§ **Task**
Each line from the beginning of the data below through the line containing "0.0038, 0.0030, 0.0056]" should be repeated exactly, please.

[Entries with chart source code]
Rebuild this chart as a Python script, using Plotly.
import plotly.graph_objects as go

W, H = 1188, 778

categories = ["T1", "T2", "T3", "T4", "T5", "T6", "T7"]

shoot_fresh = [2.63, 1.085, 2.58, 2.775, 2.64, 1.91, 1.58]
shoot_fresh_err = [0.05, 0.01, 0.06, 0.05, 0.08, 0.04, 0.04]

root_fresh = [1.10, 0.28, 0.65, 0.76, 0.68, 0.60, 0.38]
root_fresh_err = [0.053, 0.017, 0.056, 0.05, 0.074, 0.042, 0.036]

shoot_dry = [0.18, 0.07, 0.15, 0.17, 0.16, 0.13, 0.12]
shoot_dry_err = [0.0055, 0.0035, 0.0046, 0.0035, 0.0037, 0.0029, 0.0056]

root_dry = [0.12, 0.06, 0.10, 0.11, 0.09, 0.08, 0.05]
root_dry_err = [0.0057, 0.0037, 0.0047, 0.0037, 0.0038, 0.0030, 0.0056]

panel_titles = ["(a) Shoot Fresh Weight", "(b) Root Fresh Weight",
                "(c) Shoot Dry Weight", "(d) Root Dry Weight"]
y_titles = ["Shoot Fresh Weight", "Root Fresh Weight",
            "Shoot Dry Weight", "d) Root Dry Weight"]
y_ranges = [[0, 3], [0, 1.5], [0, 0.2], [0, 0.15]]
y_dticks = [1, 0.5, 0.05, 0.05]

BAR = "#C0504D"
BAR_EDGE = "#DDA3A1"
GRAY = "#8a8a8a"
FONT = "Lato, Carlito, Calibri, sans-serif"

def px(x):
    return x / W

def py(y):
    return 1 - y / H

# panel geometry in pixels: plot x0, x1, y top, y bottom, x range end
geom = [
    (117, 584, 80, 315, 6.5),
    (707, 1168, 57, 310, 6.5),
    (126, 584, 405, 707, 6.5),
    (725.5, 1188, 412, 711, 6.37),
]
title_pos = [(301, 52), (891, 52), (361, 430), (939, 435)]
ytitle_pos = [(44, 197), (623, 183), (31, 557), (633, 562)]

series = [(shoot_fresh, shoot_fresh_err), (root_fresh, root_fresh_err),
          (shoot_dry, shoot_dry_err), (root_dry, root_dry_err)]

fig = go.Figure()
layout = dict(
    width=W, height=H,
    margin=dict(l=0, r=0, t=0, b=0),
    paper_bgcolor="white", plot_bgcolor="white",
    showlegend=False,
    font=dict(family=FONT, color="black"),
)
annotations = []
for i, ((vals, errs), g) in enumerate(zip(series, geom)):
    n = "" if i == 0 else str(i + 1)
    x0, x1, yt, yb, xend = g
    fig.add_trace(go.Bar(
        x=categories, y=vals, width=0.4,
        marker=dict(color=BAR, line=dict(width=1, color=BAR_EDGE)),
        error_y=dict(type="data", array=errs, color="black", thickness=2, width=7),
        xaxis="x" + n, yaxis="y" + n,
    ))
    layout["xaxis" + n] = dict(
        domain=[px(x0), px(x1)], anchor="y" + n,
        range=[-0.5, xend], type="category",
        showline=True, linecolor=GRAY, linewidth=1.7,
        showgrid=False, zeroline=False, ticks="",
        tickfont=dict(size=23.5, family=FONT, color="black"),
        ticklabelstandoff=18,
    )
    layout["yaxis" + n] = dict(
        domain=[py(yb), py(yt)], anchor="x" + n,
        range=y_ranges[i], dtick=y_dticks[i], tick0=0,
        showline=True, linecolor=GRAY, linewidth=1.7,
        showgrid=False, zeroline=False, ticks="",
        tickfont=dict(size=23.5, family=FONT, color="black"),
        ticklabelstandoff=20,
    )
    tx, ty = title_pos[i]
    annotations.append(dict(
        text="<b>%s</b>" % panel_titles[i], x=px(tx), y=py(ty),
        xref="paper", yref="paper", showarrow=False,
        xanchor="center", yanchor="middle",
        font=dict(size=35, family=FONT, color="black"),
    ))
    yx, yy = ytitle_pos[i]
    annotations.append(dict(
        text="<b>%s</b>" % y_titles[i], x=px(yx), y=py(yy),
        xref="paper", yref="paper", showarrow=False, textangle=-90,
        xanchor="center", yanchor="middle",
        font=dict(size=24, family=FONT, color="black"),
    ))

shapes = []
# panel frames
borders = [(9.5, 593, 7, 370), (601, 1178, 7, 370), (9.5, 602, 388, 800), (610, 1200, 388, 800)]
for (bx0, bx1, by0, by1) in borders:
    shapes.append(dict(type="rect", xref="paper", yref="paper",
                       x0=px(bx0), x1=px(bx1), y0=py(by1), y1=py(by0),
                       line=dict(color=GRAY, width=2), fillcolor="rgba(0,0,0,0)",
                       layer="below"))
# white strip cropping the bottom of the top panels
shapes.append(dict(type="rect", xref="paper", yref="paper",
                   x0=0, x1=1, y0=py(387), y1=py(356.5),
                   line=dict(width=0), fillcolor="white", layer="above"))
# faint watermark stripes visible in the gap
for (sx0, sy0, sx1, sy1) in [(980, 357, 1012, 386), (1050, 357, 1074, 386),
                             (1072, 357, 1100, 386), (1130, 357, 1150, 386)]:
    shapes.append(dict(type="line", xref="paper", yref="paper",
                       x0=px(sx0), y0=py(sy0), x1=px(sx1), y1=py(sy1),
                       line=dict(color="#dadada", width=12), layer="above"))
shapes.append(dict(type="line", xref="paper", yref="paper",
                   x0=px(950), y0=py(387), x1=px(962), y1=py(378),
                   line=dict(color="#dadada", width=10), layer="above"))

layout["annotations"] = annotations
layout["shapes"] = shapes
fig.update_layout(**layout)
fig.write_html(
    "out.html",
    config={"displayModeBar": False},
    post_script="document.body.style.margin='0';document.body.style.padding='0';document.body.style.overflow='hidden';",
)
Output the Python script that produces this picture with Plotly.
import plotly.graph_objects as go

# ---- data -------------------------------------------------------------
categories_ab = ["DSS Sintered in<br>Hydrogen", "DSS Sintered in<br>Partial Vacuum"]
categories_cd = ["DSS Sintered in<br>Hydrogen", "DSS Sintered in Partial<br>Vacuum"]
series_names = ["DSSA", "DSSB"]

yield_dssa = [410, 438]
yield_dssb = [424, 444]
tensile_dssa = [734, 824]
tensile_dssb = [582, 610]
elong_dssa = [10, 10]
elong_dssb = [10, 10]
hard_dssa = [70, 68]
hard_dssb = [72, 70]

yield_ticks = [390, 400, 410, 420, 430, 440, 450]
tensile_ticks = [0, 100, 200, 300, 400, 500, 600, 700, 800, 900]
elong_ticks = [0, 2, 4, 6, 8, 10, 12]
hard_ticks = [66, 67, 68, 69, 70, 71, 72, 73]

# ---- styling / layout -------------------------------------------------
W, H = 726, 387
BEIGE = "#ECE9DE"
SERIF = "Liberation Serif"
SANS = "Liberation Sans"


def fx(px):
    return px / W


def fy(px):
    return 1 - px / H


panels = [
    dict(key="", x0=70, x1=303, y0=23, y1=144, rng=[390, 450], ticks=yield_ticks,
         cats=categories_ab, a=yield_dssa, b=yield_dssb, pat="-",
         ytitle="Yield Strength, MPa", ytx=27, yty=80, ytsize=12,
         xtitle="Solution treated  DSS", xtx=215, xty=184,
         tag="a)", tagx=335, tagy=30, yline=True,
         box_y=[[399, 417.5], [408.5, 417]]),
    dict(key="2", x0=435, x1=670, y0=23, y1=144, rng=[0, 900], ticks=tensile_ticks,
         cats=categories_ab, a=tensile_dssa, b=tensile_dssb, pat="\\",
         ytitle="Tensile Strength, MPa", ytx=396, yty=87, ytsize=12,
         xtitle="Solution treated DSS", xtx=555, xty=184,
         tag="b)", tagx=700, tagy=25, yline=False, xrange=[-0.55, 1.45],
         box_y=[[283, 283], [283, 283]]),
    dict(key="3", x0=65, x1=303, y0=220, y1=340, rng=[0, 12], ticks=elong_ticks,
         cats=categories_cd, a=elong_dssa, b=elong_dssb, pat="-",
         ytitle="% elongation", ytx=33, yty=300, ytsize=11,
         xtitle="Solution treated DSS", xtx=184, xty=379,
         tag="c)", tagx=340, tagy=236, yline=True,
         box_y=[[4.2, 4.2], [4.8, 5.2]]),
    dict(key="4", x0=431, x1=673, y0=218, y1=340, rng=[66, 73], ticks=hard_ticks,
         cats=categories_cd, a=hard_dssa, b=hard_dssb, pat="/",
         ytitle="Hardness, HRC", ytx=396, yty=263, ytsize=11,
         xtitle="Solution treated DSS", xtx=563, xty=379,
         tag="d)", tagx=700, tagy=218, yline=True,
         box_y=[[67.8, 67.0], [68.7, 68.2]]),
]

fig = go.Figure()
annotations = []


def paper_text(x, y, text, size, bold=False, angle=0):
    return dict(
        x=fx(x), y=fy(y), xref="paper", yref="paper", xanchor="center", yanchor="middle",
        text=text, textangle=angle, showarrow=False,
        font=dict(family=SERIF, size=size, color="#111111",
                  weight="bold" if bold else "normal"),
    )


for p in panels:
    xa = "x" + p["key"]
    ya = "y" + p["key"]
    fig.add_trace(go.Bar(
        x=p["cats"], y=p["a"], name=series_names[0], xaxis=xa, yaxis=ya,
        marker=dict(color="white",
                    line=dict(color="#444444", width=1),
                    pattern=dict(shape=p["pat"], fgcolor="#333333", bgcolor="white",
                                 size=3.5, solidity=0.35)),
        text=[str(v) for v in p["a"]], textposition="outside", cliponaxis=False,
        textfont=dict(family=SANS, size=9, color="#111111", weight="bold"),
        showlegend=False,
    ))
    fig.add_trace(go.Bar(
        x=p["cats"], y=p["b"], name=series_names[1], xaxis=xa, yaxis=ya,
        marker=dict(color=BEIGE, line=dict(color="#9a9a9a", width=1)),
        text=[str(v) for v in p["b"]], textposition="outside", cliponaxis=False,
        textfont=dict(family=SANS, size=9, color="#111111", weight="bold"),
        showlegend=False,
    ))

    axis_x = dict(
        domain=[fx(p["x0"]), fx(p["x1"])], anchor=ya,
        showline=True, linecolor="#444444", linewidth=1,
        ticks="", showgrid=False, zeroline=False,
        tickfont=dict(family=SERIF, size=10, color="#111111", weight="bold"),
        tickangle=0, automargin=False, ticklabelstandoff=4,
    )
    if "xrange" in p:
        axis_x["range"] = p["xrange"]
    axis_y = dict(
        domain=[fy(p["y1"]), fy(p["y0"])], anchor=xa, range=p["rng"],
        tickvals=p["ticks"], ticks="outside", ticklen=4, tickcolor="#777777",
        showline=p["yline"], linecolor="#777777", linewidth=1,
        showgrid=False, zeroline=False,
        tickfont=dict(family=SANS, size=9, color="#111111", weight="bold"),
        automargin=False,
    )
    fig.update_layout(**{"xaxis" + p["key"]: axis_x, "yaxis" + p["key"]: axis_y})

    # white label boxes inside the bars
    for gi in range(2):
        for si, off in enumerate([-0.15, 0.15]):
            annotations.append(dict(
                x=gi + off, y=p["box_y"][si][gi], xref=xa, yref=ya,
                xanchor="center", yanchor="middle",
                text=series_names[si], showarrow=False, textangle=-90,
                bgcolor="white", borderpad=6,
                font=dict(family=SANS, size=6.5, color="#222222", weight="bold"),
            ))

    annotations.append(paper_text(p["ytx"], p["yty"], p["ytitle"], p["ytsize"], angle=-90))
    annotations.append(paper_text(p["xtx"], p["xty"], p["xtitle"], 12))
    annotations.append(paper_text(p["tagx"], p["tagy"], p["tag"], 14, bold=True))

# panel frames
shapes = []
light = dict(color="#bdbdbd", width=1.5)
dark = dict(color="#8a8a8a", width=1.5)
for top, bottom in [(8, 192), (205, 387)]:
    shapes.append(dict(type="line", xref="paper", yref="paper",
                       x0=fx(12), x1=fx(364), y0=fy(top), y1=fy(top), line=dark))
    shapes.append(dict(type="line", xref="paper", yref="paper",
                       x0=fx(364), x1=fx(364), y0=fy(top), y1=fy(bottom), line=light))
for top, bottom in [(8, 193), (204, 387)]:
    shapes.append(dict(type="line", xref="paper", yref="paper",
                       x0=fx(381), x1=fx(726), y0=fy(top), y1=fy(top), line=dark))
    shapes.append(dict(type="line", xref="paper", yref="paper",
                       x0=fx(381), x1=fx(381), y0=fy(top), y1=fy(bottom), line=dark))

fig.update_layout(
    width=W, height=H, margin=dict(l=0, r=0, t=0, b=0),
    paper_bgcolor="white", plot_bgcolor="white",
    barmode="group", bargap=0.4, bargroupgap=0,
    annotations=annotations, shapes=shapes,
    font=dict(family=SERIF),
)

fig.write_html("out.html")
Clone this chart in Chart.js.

§ **Solution for this problem**
Rebuild this chart as a Python script, using Plotly.
import plotly.graph_objects as go

W, H = 1188, 778

categories = ["T1", "T2", "T3", "T4", "T5", "T6", "T7"]

shoot_fresh = [2.63, 1.085, 2.58, 2.775, 2.64, 1.91, 1.58]
shoot_fresh_err = [0.05, 0.01, 0.06, 0.05, 0.08, 0.04, 0.04]

root_fresh = [1.10, 0.28, 0.65, 0.76, 0.68, 0.60, 0.38]
root_fresh_err = [0.053, 0.017, 0.056, 0.05, 0.074, 0.042, 0.036]

shoot_dry = [0.18, 0.07, 0.15, 0.17, 0.16, 0.13, 0.12]
shoot_dry_err = [0.0055, 0.0035, 0.0046, 0.0035, 0.0037, 0.0029, 0.0056]

root_dry = [0.12, 0.06, 0.10, 0.11, 0.09, 0.08, 0.05]
root_dry_err = [0.0057, 0.0037, 0.0047, 0.0037, 0.0038, 0.0030, 0.0056]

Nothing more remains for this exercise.